National Infertility Awareness Week

Amanda is an amazingly strong & incredibly inspirational woman who i have had the pleasure of becoming good friends with these last 2 years. she is so kind, so genuine, and a huge example to me in my life. 

today Amanda is sharing something very important to her that i know many other close friends of mine struggle with as well. i hope you take the time to read her story today.


Hi there, have we met before? If not, let me introduce myself:
I am a country-living, ice tea drinking, good book reading, farming, ranching, Jesus-loving, curly-headed wife of a seminary professor.   He's a teacher, I'm a writer. He's a thinker, I'm a creative. Together we make our home on a small farm in Texas.

I'm so thankful that Megan is allowing me to share a little bit of my heart with you today. We've been following each other's stories for a couple of years now, and she is such an encouragement and blessing to me, as I'm sure she is to you.

So today I am here with a very specific purpose in mind. April 21-27 is National Infertility Awareness Week, and as a woman who is currently battling barrenness, I am trying to make the most of this painful journey by spreading awareness about infertility
A few facts about infertility:
  • Approximately 1 in 6 couples in the United States are diagnosed with some degree of infertility each year. 
  • "Infertility" defines the inability to conceive a child after one year of unprotected, well-timed intercourse for women under the age of 35. Women 35 and older may be diagnosed after 6 months of unprotected, well-timed intercourse without conception. (The inability to sustain a pregnancy beyond 20 weeks is also classified as "infertility.")
  • 30% of infertility is the result of an ovulatatory dysfunction (i.e. there is a problem with the woman's ovulation cycle).
  • 30% of infertility is the result of a problem with the man (i.e. sperm structure or production).
  • Women who face infertility often describe their situation as "lonely," "isolating," and "painful."
  • There is a large spectrum of treatments for infertility, with varying degrees of invasiveness and cost.
My own journey with infertility:
  • My husband and I started trying for a baby almost 4 years ago.
  • We were officially diagnosed with "unexplained infertility" in February 2012 (the same month our foster boys were removed from our home). 
  • We have tried various therapies and treatments, from "alternative" therapies to traditional western medical treatments, including Intrauterine Insemination (IUI).
  • In September 2012 we embraced a gluten-free diet, as gluten intolerance is closely tied to infertility. 
  • We've experienced the pain and frustration of two failed IUIs.
  • Until last November my husband and I kept our struggle to ourselves. We were completely unwilling to share our story, and to some extent we were unwilling to accept our diagnosis.
  • But now I feel called to share my story as a way to encourage others who are also facing this same struggle.

National Infertility Awareness Week:
This week on my blog, I will be dedicating the entire week to spreading awareness about infertility, offering encouragement for those battling the pain of barrenness, and providing resources for friends and family of those facing infertility.
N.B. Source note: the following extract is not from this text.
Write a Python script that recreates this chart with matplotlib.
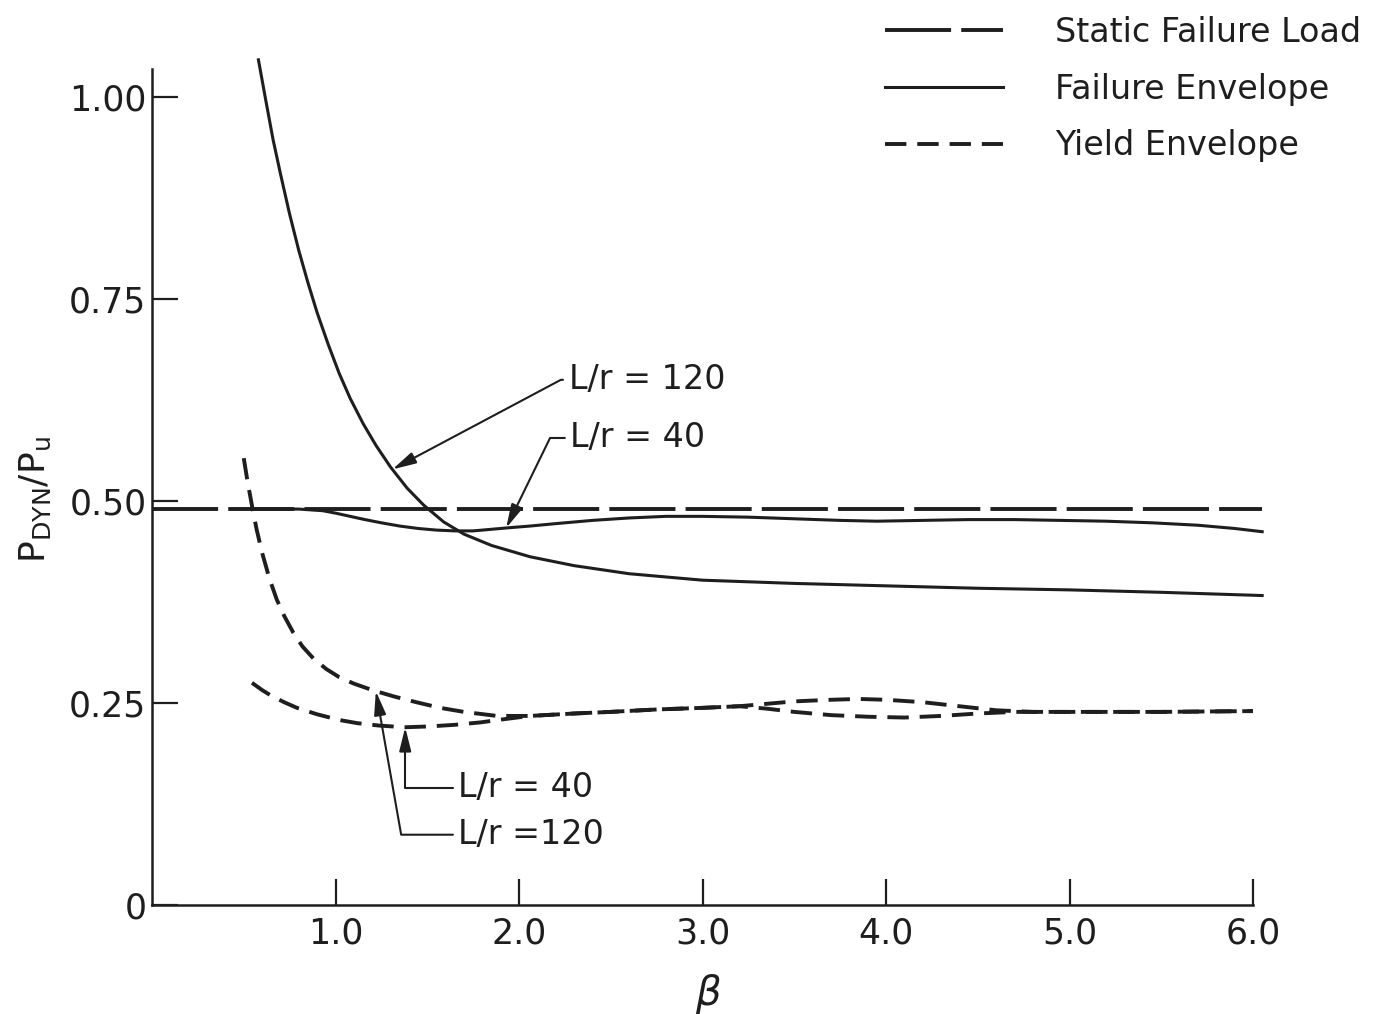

Topics will include:
  • Ideas for stepping up out of the pit of infertility and transforming negative emotions and energies into productive, worthwhile activities.
  • Collaborative efforts from women currently battling infertility, and how they overcame common lies women believe about being barren.
  • Online and print resources for those battling infertility as well as those who want to come alongside and encourage and support their infertile friends and family members.
  • How to encourage and support your infertile friends.
  • Owning your infertility + embracing the waiting period.
  • Collaborative efforts from women who have made it through to the other side of infertility straight to the hearts of those currently navigating the muddy waters of barrenness.
  • Infertility from the husband's perspective.
There will also be a giveaway during the week with items I've hand-picked to offer hope and encouragement to those battling infertility. My goal is to offer encouragement and inspiration not only to those currently facing the isolation and frustration of infertility, but for those who wonder how they can minister to their friends who are facing infertility.

I hope you'll join us, and help spread awareness about infertility. It is an isolating journey, but it doesn't have to be.

You can connect with me at my website, on twitterfacebook, and instagram. I'm also on pinterest and google. However you decide to connect with me, please take time to introduce yourself!


Unknown said...

THANK YOU SO MUCH MEGAN!! I am so grateful for this post I have been having a hard time with my infertility journey and this has helped me so much. You are such and inspiration and am grateful for your blog!


Amanda said...

Megan, thank you so much for allowing me to share your online space this week, and for helping spread the word about infertility!

katilda said...

I love this post, and especially the plug for gluten-free awareness. I just posted on my blog today about going gluten free! Sending you virtual support vibes!